I like this, and I like this, because that is how I treat my faith and my devotions, which does seem to set me apart from some of the people I have met and talked with. In my experience and it seems alot of other people, there is also that moment of feeling, "set apart" in some way. It seems anyone who comes into a religious or spiritual practice who really seizes upon it has to experience that. That is part of the reason why the Catholic Church has it's priest take vows of celibacy, to set them apart from everyone else, who is expected to marry, have sex and bare children, at least how I understand it originally. It is why British Traditional Wicca (Gardenerian and it's relatives) had vows of secrecy, and both an Inner court (for the iniatiated, who were dedicated to it) and the Outer Court, both as a way to prepare future members for the inner court, but also as a means to work with people who may not desire to be initiates. Or in Hoodoo (at least as how I came to understand it) the idea of being "Gifted" for the work. Everyone has gifts, but not everyone can do a spell and have it succeed. Those who are gifted (in whatever way) are set apart, sometimes in obvious ways, sometimes in not so obvious ways.
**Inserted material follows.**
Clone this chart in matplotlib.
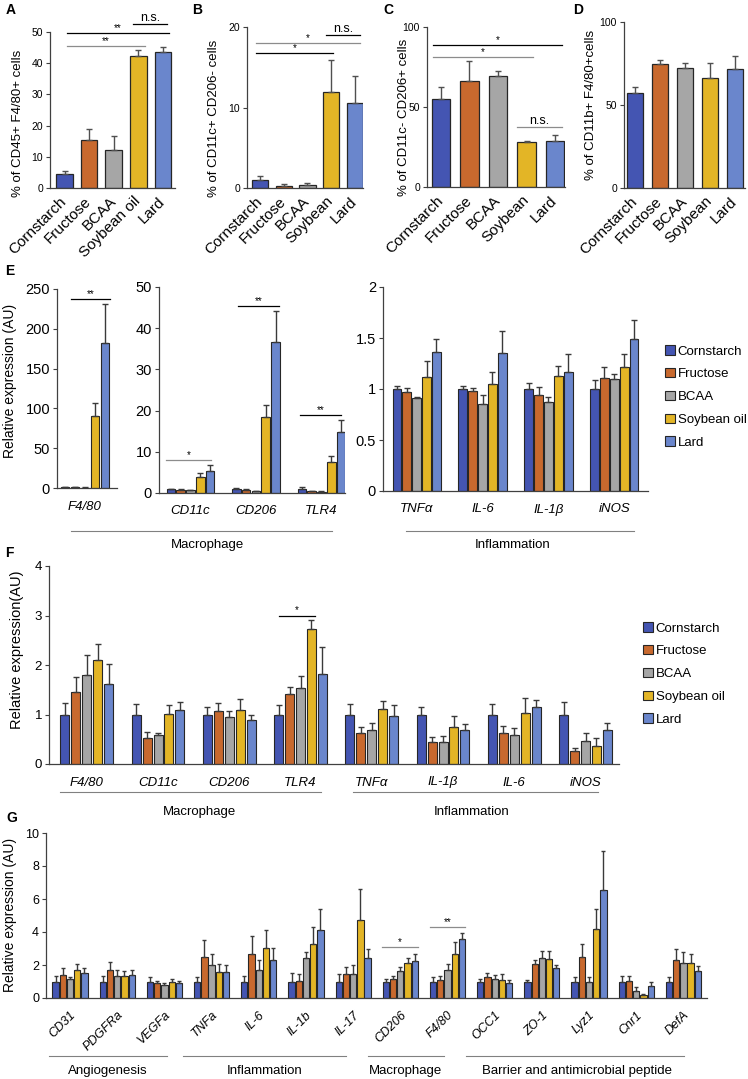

But there is a definite tendency, in books found in new age sections, and in some movements, that everything is (or should be) accessible to everyone, and some people don't like it when they are told "NO" and don't understand why they are being rejected. But I think there are spiritual pracititoners who are coming about, with strictness, and less leniency, and expectations of being able to perform to the very high bar that has been set. But I think they are more quiet, and less vocal and "rabid". It often seems to be that the people who are the loudest, are often the ones who seem to know the least.